The crisis communication research that my colleagues engaged in in the aftermath of the series of major natural disasters in 2011 and subsequent years is not a major focus of my current research, but some more work in this field continues to come out still. Here’s a more conceptual piece on the different models for incorporating social media into disaster management frameworks that are apparent in emergency management organisations:
Amisha M. Mehta, Axel Bruns, and Judith Newton. “Trust, But Verify: Social Media Models for Disaster Management.” Disasters, 22 Sep. 2016. DOI: 10.1111/disa.12218.

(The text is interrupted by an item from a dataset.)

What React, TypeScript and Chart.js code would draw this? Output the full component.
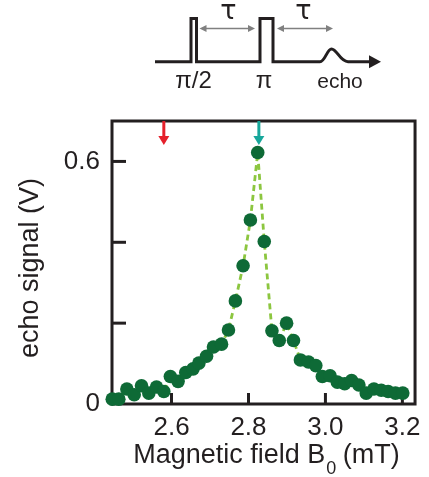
import React, { useEffect, useRef } from "react";
import { Chart, registerables } from "chart.js";

Chart.register(...registerables);

// Echo signal vs magnetic field
const FIELD_MT = [
  2.446, 2.463, 2.484, 2.503, 2.522, 2.541, 2.561, 2.58, 2.597, 2.617, 2.637,
  2.656, 2.671, 2.691, 2.709, 2.73, 2.748, 2.766, 2.786, 2.805, 2.824, 2.841,
  2.861, 2.88, 2.899, 2.917, 2.935, 2.956, 2.975, 2.992, 3.012, 3.031, 3.05,
  3.068, 3.087, 3.106, 3.126, 3.145, 3.163, 3.182, 3.201,
];
const ECHO_V = [
  0.012, 0.012, 0.037, 0.023, 0.045, 0.027, 0.042, 0.031, 0.068, 0.056, 0.078,
  0.087, 0.101, 0.118, 0.141, 0.148, 0.183, 0.255, 0.342, 0.455, 0.622, 0.402,
  0.181, 0.157, 0.2, 0.157, 0.109, 0.104, 0.095, 0.068, 0.07, 0.054, 0.05,
  0.058, 0.047, 0.027, 0.037, 0.034, 0.031, 0.027, 0.027,
];
const X_TICKS = [2.6, 2.8, 3.0, 3.2];
const Y_TICKS = [0, 0.2, 0.4, 0.6];
const Y_TICK_LABELS = ["0", "", "", "0.6"];
const X_MIN = 2.4453;
const X_MAX = 3.2329;
const Y_MIN = 0;
const Y_MAX = 0.7;
const ARROW_FIELDS = [2.58, 2.827];
const ARROW_COLORS = ["#e5202b", "#17a79b"];

const X_TITLE_MAIN = "Magnetic field B";
const X_TITLE_SUB = "0";
const X_TITLE_END = " (mT)";
const Y_TITLE = "echo signal (V)";
const PULSE_LABELS = ["\u03c0/2", "\u03c0", "echo"];
const TAU = "\u03c4";

const FONT = "'Liberation Sans', Arial, sans-serif";
const INK = "#231f20";

const framePlugin = {
  id: "frame",
  beforeDatasetsDraw(chart: any) {
    const { ctx, chartArea } = chart;
    const xs = chart.scales.x;
    const ys = chart.scales.y;
    ctx.save();
    ctx.strokeStyle = INK;
    ctx.lineWidth = 3;
    ctx.strokeRect(
      chartArea.left,
      chartArea.top,
      chartArea.right - chartArea.left,
      chartArea.bottom - chartArea.top
    );
    // inward ticks
    X_TICKS.forEach((v) => {
      const px = xs.getPixelForValue(v);
      ctx.beginPath();
      ctx.moveTo(px, chartArea.bottom);
      ctx.lineTo(px, chartArea.bottom - 11);
      ctx.stroke();
    });
    Y_TICKS.forEach((v) => {
      if (v === Y_MIN) return;
      const py = ys.getPixelForValue(v);
      ctx.beginPath();
      ctx.moveTo(chartArea.left, py);
      ctx.lineTo(chartArea.left + 14, py);
      ctx.stroke();
    });
    ctx.restore();
  },
  afterDatasetsDraw(chart: any) {
    const { ctx, chartArea } = chart;
    const xs = chart.scales.x;
    ctx.save();
    ARROW_FIELDS.forEach((f, i) => {
      const px = xs.getPixelForValue(f);
      ctx.strokeStyle = ARROW_COLORS[i];
      ctx.fillStyle = ARROW_COLORS[i];
      ctx.lineWidth = 3;
      ctx.beginPath();
      ctx.moveTo(px, chartArea.top);
      ctx.lineTo(px, chartArea.top + 16);
      ctx.stroke();
      ctx.beginPath();
      ctx.moveTo(px - 5.5, chartArea.top + 15);
      ctx.lineTo(px + 5.5, chartArea.top + 15);
      ctx.lineTo(px, chartArea.top + 24);
      ctx.closePath();
      ctx.fill();
    });
    ctx.restore();
  },
  afterDraw(chart: any) {
    const { ctx } = chart;
    ctx.save();
    // axis titles
    ctx.fillStyle = INK;
    ctx.font = `27px ${FONT}`;
    const wMain = ctx.measureText(X_TITLE_MAIN).width;
    const wEnd = ctx.measureText(X_TITLE_END).width;
    ctx.font = `18px ${FONT}`;
    const wSub = ctx.measureText(X_TITLE_SUB).width;
    const total = wMain + wSub + wEnd;
    let x0 = 266.5 - total / 2;
    ctx.textBaseline = "alphabetic";
    ctx.textAlign = "left";
    ctx.font = `27px ${FONT}`;
    ctx.fillText(X_TITLE_MAIN, x0, 463);
    ctx.font = `18px ${FONT}`;
    ctx.fillText(X_TITLE_SUB, x0 + wMain + 1, 474);
    ctx.font = `27px ${FONT}`;
    ctx.fillText(X_TITLE_END, x0 + wMain + wSub, 463);

    ctx.save();
    ctx.translate(31, 268);
    ctx.rotate(-Math.PI / 2);
    ctx.textAlign = "center";
    ctx.textBaseline = "middle";
    ctx.font = `27px ${FONT}`;
    ctx.fillText(Y_TITLE, 0, 0);
    ctx.restore();

    // pulse sequence diagram
    const base = 61.7;
    const top = 18.5;
    ctx.strokeStyle = INK;
    ctx.fillStyle = INK;
    ctx.lineWidth = 3;
    ctx.lineJoin = "miter";
    ctx.beginPath();
    ctx.moveTo(155, base);
    ctx.lineTo(191, base);
    ctx.lineTo(191, top);
    ctx.lineTo(196.5, top);
    ctx.lineTo(196.5, base);
    ctx.lineTo(260, base);
    ctx.lineTo(260, top);
    ctx.lineTo(273, top);
    ctx.lineTo(273, base);
    ctx.lineTo(320, base);
    ctx.bezierCurveTo(325, base, 327, 49, 331.5, 49);
    ctx.bezierCurveTo(337, 49, 340, base, 348, base);
    ctx.lineTo(372, base);
    ctx.stroke();
    ctx.beginPath();
    ctx.moveTo(369, base - 6.5);
    ctx.lineTo(381, base);
    ctx.lineTo(369, base + 6.5);
    ctx.closePath();
    ctx.fill();

    // tau arrows
    const gy = 28.5;
    ctx.strokeStyle = "#808080";
    ctx.fillStyle = "#808080";
    ctx.lineWidth = 1.5;
    const dbl = (a: number, b: number) => {
      ctx.beginPath();
      ctx.moveTo(a + 4, gy);
      ctx.lineTo(b - 4, gy);
      ctx.stroke();
      ctx.beginPath();
      ctx.moveTo(a, gy);
      ctx.lineTo(a + 7, gy - 3.5);
      ctx.lineTo(a + 7, gy + 3.5);
      ctx.closePath();
      ctx.fill();
      ctx.beginPath();
      ctx.moveTo(b, gy);
      ctx.lineTo(b - 7, gy - 3.5);
      ctx.lineTo(b - 7, gy + 3.5);
      ctx.closePath();
      ctx.fill();
    };
    dbl(199.5, 255);
    dbl(277, 333);

    ctx.fillStyle = INK;
    ctx.textAlign = "center";
    ctx.textBaseline = "alphabetic";
    ctx.font = `27px 'DejaVu Sans', ${FONT}`;
    ctx.fillText(TAU, 228.5, 18.5);
    ctx.fillText(TAU, 303.5, 18.5);
    ctx.font = `24px ${FONT}`;
    ctx.fillText(PULSE_LABELS[0], 193.5, 88);
    ctx.fillText(PULSE_LABELS[1], 264, 88);
    ctx.font = `21px ${FONT}`;
    ctx.fillText(PULSE_LABELS[2], 340, 87.5);
    ctx.restore();
  },
};

export default function App() {
  const ref = useRef<HTMLCanvasElement | null>(null);
  useEffect(() => {
    if (!ref.current) return;
    Chart.defaults.font.family = FONT;
    const chart = new Chart(ref.current, {
      type: "line",
      data: {
        datasets: [
          {
            data: FIELD_MT.map((x, i) => ({ x, y: ECHO_V[i] })),
            borderColor: "#8cc63f",
            borderWidth: 2.8,
            borderDash: [6, 4],
            pointRadius: 6.8,
            pointBackgroundColor: "#0e6a36",
            pointBorderColor: "#0e6a36",
            pointBorderWidth: 0,
            tension: 0,
            clip: false as any,
          },
        ],
      },
      options: {
        responsive: false,
        animation: false,
        devicePixelRatio: 1,
        layout: { padding: { top: 121, right: 13, left: 0, bottom: 0 } },
        plugins: { legend: { display: false }, tooltip: { enabled: false } },
        scales: {
          x: {
            type: "linear",
            min: X_MIN,
            max: X_MAX,
            grid: { display: false, drawTicks: false },
            border: { display: false },
            ticks: {
              autoSkip: false,
              maxRotation: 0,
              padding: 8,
              color: INK,
              font: { size: 26 },
              callback: (v: any) => Number(v).toFixed(1),
            },
            afterBuildTicks: (s: any) => {
              s.ticks = X_TICKS.map((value) => ({ value }));
            },
            afterFit: (s: any) => {
              s.height = 73;
            },
          },
          y: {
            type: "linear",
            min: Y_MIN,
            max: Y_MAX,
            grid: { display: false, drawTicks: false },
            border: { display: false },
            ticks: {
              autoSkip: false,
              padding: 12,
              color: INK,
              font: { size: 26 },
              callback: (_v: any, i: number) => Y_TICK_LABELS[i],
            },
            afterBuildTicks: (s: any) => {
              s.ticks = Y_TICKS.map((value) => ({ value }));
            },
            afterFit: (s: any) => {
              s.width = 112;
            },
          },
        },
      },
      plugins: [framePlugin],
    } as any);
    return () => chart.destroy();
  }, []);
  return (
    <div style={{ position: "fixed", left: 0, top: 0, width: 429, height: 477, background: "#fff" }}>
      <canvas ref={ref} width={429} height={477} />
    </div>
  );
}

Finally, from time to time I’m also asked to contribute encycloaedia entries on various topics related to my research. This is often a daunting task as it’s difficult to comprehensively cover entire concepts and fields of research in just a small number of words, and I’ve declined a number of such invitations when I didn’t feel comfortable covering the topics. Here, though, are four assignments I did accept recently:
Axel Bruns. “Real-Time Applications (Twitter).” Encyclopaedia entry. In Heidrun Friese, Gala Rebane, Marcus Nolden, and Miriam Schreiter, eds., Handbuch Soziale Praktiken und Digitale Alltagswelten. Wiesbaden: Springer Fachmedien, 2016. DOI: 10.1007/978-3-658-08460-8_8-1.
Axel Bruns. “Peer-to-Peer Interaction”, “Prosumption, Produsage”, and “User-Generated Content”. Encyclopaedia entries. In Klaus Bruhn Jensen, Robert T. Craig, Jefferson D. Pooley, and Eric W. Rothenbuhler, The International Encyclopedia of Communication Theory and Philosophy. London: Wiley, 2016.
And that’s (almost) it for 2016. There were also a number of conference presentations, which you’ll find over on the page for conference papers and other talks, and no doubt a handful more of my 2016 writings will trickle out over the coming months with 2017 datestamps. One edited collection, nine book chapters, four journal articles, one full conference paper, and four encyclopaedia entries – it’s been a busy year… On to 2017 then!